Nzimande reacted furiously to Israel’s refusal of a visa, calling it a “declaration of diplomatic aggression on our government” and vowing to intensify nationwide efforts to boycott Israel.
The leader of South Africa’s Communist Party, Nzimande is known to be ferociously critical of Israel, but other senior South African officials with similar views have been receiving visas in recent months, including Johannesburg Mayor Parks Tau and Deputy Minister Obed Bapela, the head of the ruling ANC party’s international relations committee.
In their statement, the two Jewish organizations said it is “most unfortunate” that South Africa has recently “imposed restrictions on the free movement of officials between this country and Israel, and thereby on opportunities to engage in regular consultation and dialogue in the interests of peace and stability” between Israelis and Palestinians.
The statement was likely referring to a 2013 interview by South Africa’s Minister of International Relations Maite Nkoana-Mashabane, in which she said that it was now Pretoria’s policy that government ministers do not visit Israel.
“Our Palestinian friends have never asked us to disengage with Israel [through cutting diplomatic relations]. They had asked us in formal meetings to not engage with the regime,” Nkoana-Mashabane said at the time.
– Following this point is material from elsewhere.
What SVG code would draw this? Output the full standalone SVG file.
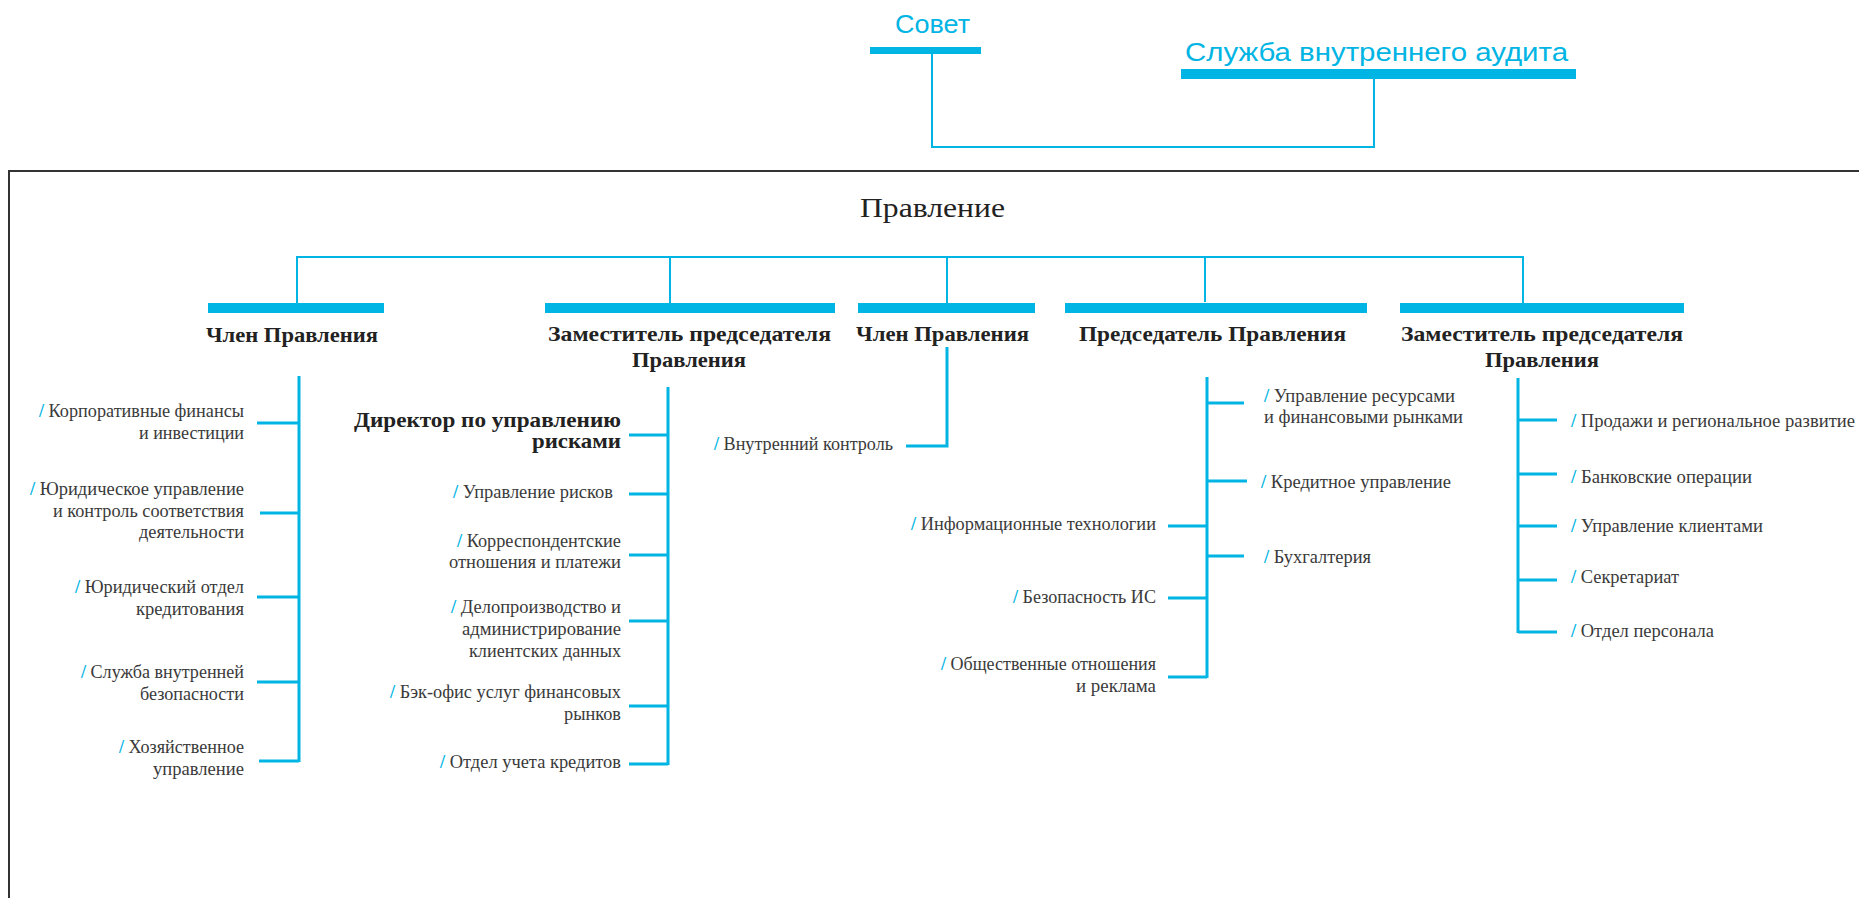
<svg xmlns="http://www.w3.org/2000/svg" width="1859" height="898" viewBox="0 0 1859 898">
<style>
.bar{fill:#00b4e3}
.ln{fill:none;stroke:#00b4e3;stroke-width:2}
.br{fill:none;stroke:#00b4e3;stroke-width:3}
.top{font-family:"Liberation Sans","DejaVu Sans",sans-serif;font-size:26px;fill:#00b4e3}
.title{font-family:"Liberation Serif","DejaVu Serif",serif;font-size:27px;fill:#222}
.hd{font-family:"Liberation Serif","DejaVu Serif",serif;font-size:21px;font-weight:bold;fill:#222;text-anchor:middle}
.dir{font-family:"Liberation Serif","DejaVu Serif",serif;font-size:21px;font-weight:bold;fill:#222;text-anchor:end}
.t{font-family:"Liberation Serif","DejaVu Serif",serif;font-size:18px;fill:#3a3a3a}
.r{text-anchor:end}
.s{fill:#00b4e3;font-weight:bold}
</style>
<rect x="9" y="171" width="1900" height="800" fill="none" stroke="#333" stroke-width="2"/>

<g id="connectors">
<path class="ln" d="M932,54 V147 H1374 V79"/>
<path class="ln" d="M297,304 V257 H1523 V303"/>
<path class="ln" d="M670,257 V303"/>
<path class="ln" d="M947,257 V304"/>
<path class="ln" d="M1205,257 V302"/>
<path class="br" d="M299,376 V762"/>
<path class="br" d="M257,423 H299 M260,513 H299 M257,597 H299 M257,682 H299 M259,761 H299"/>
<path class="br" d="M668,387 V765"/>
<path class="br" d="M629,435 H668 M629,494 H668 M629,555 H668 M629,621 H668 M629,706 H668 M629,764 H668"/>
<path class="br" d="M947,347 V446 H906"/>
<path class="br" d="M1207,377 V678"/>
<path class="br" d="M1207,403 H1244 M1207,481 H1247 M1207,556 H1244 M1168,526 H1207 M1168,598 H1207 M1168,677 H1207"/>
<path class="br" d="M1518,378 V633"/>
<path class="br" d="M1518,420 H1557 M1518,474 H1557 M1518,526 H1557 M1518,580 H1557 M1518,632 H1557"/>
</g>

<g id="sovet">
<rect class="bar" x="870" y="47" width="111" height="7"/>
<text class="top" x="895" y="33" textLength="75" lengthAdjust="spacingAndGlyphs">Совет</text>
</g>
<g id="audit">
<rect class="bar" x="1181" y="69" width="395" height="10"/>
<text class="top" x="1185" y="61" textLength="383" lengthAdjust="spacingAndGlyphs">Служба внутреннего аудита</text>
</g>
<g id="pravlenie">
<text class="title" x="860" y="217" textLength="145" lengthAdjust="spacingAndGlyphs">Правление</text>
</g>

<g id="member1">
<rect class="bar" x="208" y="303" width="176" height="10"/>
<text class="hd" x="292" y="342" textLength="172" lengthAdjust="spacingAndGlyphs">Член Правления</text>
</g>
<g id="deputy1">
<rect class="bar" x="545" y="303" width="290" height="10"/>
<text class="hd" x="689.5" y="341" textLength="283" lengthAdjust="spacingAndGlyphs">Заместитель председателя</text>
<text class="hd" x="689" y="367" textLength="114" lengthAdjust="spacingAndGlyphs">Правления</text>
</g>
<g id="member2">
<rect class="bar" x="858" y="303" width="177" height="10"/>
<text class="hd" x="942.5" y="341" textLength="173" lengthAdjust="spacingAndGlyphs">Член Правления</text>
</g>
<g id="chairman">
<rect class="bar" x="1065" y="303" width="302" height="10"/>
<text class="hd" x="1212.5" y="341" textLength="267" lengthAdjust="spacingAndGlyphs">Председатель Правления</text>
</g>
<g id="deputy2">
<rect class="bar" x="1400" y="303" width="284" height="10"/>
<text class="hd" x="1542" y="341" textLength="282" lengthAdjust="spacingAndGlyphs">Заместитель председателя</text>
<text class="hd" x="1542" y="367" textLength="114" lengthAdjust="spacingAndGlyphs">Правления</text>
</g>

<g id="member1-units">
<text class="t r" x="244" y="417" textLength="205" lengthAdjust="spacingAndGlyphs"><tspan class="s">/</tspan> Корпоративные финансы</text>
<text class="t r" x="244" y="439" textLength="105" lengthAdjust="spacingAndGlyphs">и инвестиции</text>
<text class="t r" x="244" y="495" textLength="214" lengthAdjust="spacingAndGlyphs"><tspan class="s">/</tspan> Юридическое управление</text>
<text class="t r" x="244" y="517" textLength="191" lengthAdjust="spacingAndGlyphs">и контроль соответствия</text>
<text class="t r" x="244" y="538" textLength="105" lengthAdjust="spacingAndGlyphs">деятельности</text>
<text class="t r" x="244" y="593" textLength="169" lengthAdjust="spacingAndGlyphs"><tspan class="s">/</tspan> Юридический отдел</text>
<text class="t r" x="244" y="615" textLength="108" lengthAdjust="spacingAndGlyphs">кредитования</text>
<text class="t r" x="244" y="678" textLength="163" lengthAdjust="spacingAndGlyphs"><tspan class="s">/</tspan> Служба внутренней</text>
<text class="t r" x="244" y="700" textLength="104" lengthAdjust="spacingAndGlyphs">безопасности</text>
<text class="t r" x="244" y="753" textLength="125" lengthAdjust="spacingAndGlyphs"><tspan class="s">/</tspan> Хозяйственное</text>
<text class="t r" x="244" y="775" textLength="91" lengthAdjust="spacingAndGlyphs">управление</text>
</g>

<g id="deputy1-units">
<text class="dir" x="621" y="427" textLength="267" lengthAdjust="spacingAndGlyphs">Директор по управлению</text>
<text class="dir" x="621" y="448" textLength="89" lengthAdjust="spacingAndGlyphs">рисками</text>
<text class="t r" x="613" y="498" textLength="160" lengthAdjust="spacingAndGlyphs"><tspan class="s">/</tspan> Управление рисков</text>
<text class="t r" x="621" y="547" textLength="164" lengthAdjust="spacingAndGlyphs"><tspan class="s">/</tspan> Корреспондентские</text>
<text class="t r" x="621" y="568" textLength="172" lengthAdjust="spacingAndGlyphs">отношения и платежи</text>
<text class="t r" x="621" y="613" textLength="170" lengthAdjust="spacingAndGlyphs"><tspan class="s">/</tspan> Делопроизводство и</text>
<text class="t r" x="621" y="635" textLength="159" lengthAdjust="spacingAndGlyphs">администрирование</text>
<text class="t r" x="621" y="657" textLength="152" lengthAdjust="spacingAndGlyphs">клиентских данных</text>
<text class="t r" x="621" y="698" textLength="231" lengthAdjust="spacingAndGlyphs"><tspan class="s">/</tspan> Бэк-офис услуг финансовых</text>
<text class="t r" x="621" y="720" textLength="57" lengthAdjust="spacingAndGlyphs">рынков</text>
<text class="t r" x="621" y="768" textLength="181" lengthAdjust="spacingAndGlyphs"><tspan class="s">/</tspan> Отдел учета кредитов</text>
</g>

<g id="member2-units">
<text class="t r" x="893" y="450" textLength="179" lengthAdjust="spacingAndGlyphs"><tspan class="s">/</tspan> Внутренний контроль</text>
</g>

<g id="chairman-units">
<text class="t" x="1264" y="402" textLength="191" lengthAdjust="spacingAndGlyphs"><tspan class="s">/</tspan> Управление ресурсами</text>
<text class="t" x="1264" y="423" textLength="199" lengthAdjust="spacingAndGlyphs">и финансовыми рынками</text>
<text class="t" x="1261" y="488" textLength="190" lengthAdjust="spacingAndGlyphs"><tspan class="s">/</tspan> Кредитное управление</text>
<text class="t" x="1264" y="563" textLength="107" lengthAdjust="spacingAndGlyphs"><tspan class="s">/</tspan> Бухгалтерия</text>
<text class="t r" x="1156" y="530" textLength="245" lengthAdjust="spacingAndGlyphs"><tspan class="s">/</tspan> Информационные технологии</text>
<text class="t r" x="1156" y="603" textLength="143" lengthAdjust="spacingAndGlyphs"><tspan class="s">/</tspan> Безопасность ИС</text>
<text class="t r" x="1156" y="670" textLength="215" lengthAdjust="spacingAndGlyphs"><tspan class="s">/</tspan> Общественные отношения</text>
<text class="t r" x="1156" y="692" textLength="80" lengthAdjust="spacingAndGlyphs">и реклама</text>
</g>

<g id="deputy2-units">
<text class="t" x="1571" y="427" font-size="19" textLength="284" lengthAdjust="spacingAndGlyphs"><tspan class="s">/</tspan> Продажи и региональное развитие</text>
<text class="t" x="1571" y="483" font-size="19" textLength="181" lengthAdjust="spacingAndGlyphs"><tspan class="s">/</tspan> Банковские операции</text>
<text class="t" x="1571" y="532" font-size="19" textLength="192" lengthAdjust="spacingAndGlyphs"><tspan class="s">/</tspan> Управление клиентами</text>
<text class="t" x="1571" y="583" font-size="19" textLength="108" lengthAdjust="spacingAndGlyphs"><tspan class="s">/</tspan> Секретариат</text>
<text class="t" x="1571" y="637" font-size="19" textLength="143" lengthAdjust="spacingAndGlyphs"><tspan class="s">/</tspan> Отдел персонала</text>
</g>
</svg>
South Africa has “agreed to slow down and curtail senior leadership contact with that regime until things begin to look better,” she said.
The minister’s comments caused a stir, with Foreign Minister Avigdor Liberman, accusing Pretoria of “creating an atmosphere of anti-Israeli sentiment and anti-Semitism that will make a pogrom against Jews in the country just a matter of time.” The South African government later asserted that it had not imposed “a ban on travel to Israel by government officials.”
“The culture of dialogue and engagement is something that is deeply embedded in South Africa’s recent history of peaceful democratic transition, and we know that any future resolution of the problems between the Palestinians and the Israelis will only be successful and lasting if there is dialogue and mutual understanding,” the Jewish group’s joint Tuesday statement read.
“The practice of discouraging interaction between South African officials and their Israeli counterparts is contradictory to the way South Africa has traditionally engaged in conflict resolution, both domestically and in its foreign policy in general.”
Last year, South Africa’s ambassador in Tel Aviv, Sisa Ngombane, told The Times of Israel that he was actually exerting “pressure” on Pretoria to send ministers to Israel. “South Africa has always had a view that sometimes it’s better to talk to the people, even the people we’re not going to agree with on every point… For us, it is important that we keep the engagement, keep the discussions going.”
Nzimande, the higher education minister, was meant to meet with his Palestinian counterpart, Khawla Shksheer, to discuss the implementation of a memorandum of understanding between Ramallah and Pretoria signed in November by presidents Jacob Zuma and Mahmoud Abbas, Mashilo, hisspokesperson, said.
“This cooperation agreement has to be taken forward, whether the Palestinian minister comes to South Africa or the South African minister comes to Palestine. But we will not abandon our quest to demand the right to visit Palestine,” Mashilo said.
Nzimande and three aides had attempted to reach Ramallah via Jordan, but as Israel controls the border crossings into the West Bank, the South African delegation asked for visa permits. The minister had no intention of meeting with any Israeli officials, Mashilo confirmed.
“Israel has no right to determine who the Palestinians associate with,” he told The Times of Israel. “We experienced apartheid in the past. We can’t let that happen again.” Restricting access to the Palestinian territories constitutes a violation of international law, which Pretoria was unwilling to accept, he added, threatening to “take action” if Israel upholds its policy.